In international news, 20-year-old Polish chess champion Jan-Krzysztof Duda surrendered the lead he had briefly held in the 4th round of the Sparkassen Chess Meeting in Dortmund, Germany. A first-time competitor, Duda is ranked No 21 in the world and has a FIDE rating of 2737. He is No 1 among the junior grandmasters worldwide.

Other competitors include the Nos 5 and 6 in the world in Russia’s Vladimir Kramnik and the Netherlands’ Anish Giri.

Four grandmasters have now taken the lead in the Sparkassen meet, following Kramnik’s victory over Duda. Giri also won his 4th round match. The competition ends today.

Meanwhile, July 18 marked the 40th anniversary of the start of the Anatoly Karpov-Viktor Korchnoi 1978 World Championship Chess Match in Baguio City, Philippines.

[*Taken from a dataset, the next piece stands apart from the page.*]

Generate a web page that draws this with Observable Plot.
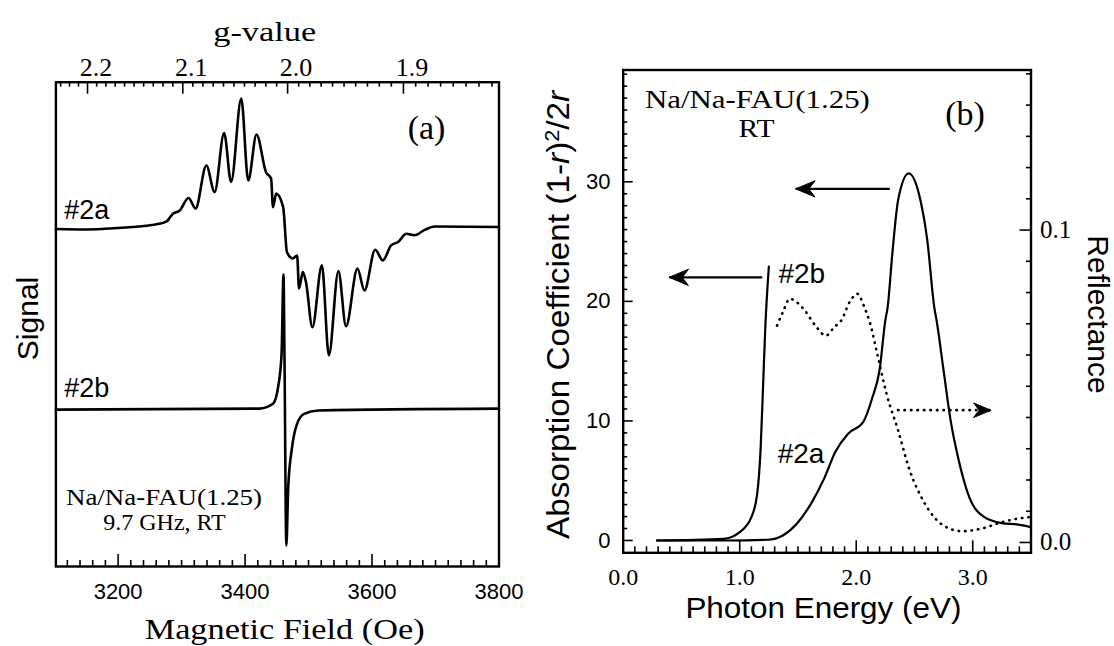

A past world chess champion Karpov detailed his thoughts about his Candidates’ match with Korchnoi, in an interview with an eminent chess publication. Karpov was savouring his 184th tournament victory recently in Spain when he offered the interview. He spoke of Russia’s Arkady Dvorkovich’s run for the presidency of the World Chess Federation in September, and his growth and influence in chess. Incidentally, Dvorkovich was the person who organized the World Cup for FIFA in Russia.

Finally, chess enthusiasts from around the globe applauded renowned presenter of grand chess puzzles, grandmaster Pal Benko who turned 90 last Sunday. Benko is considered a master craftsman for creating and solving chess puzzles.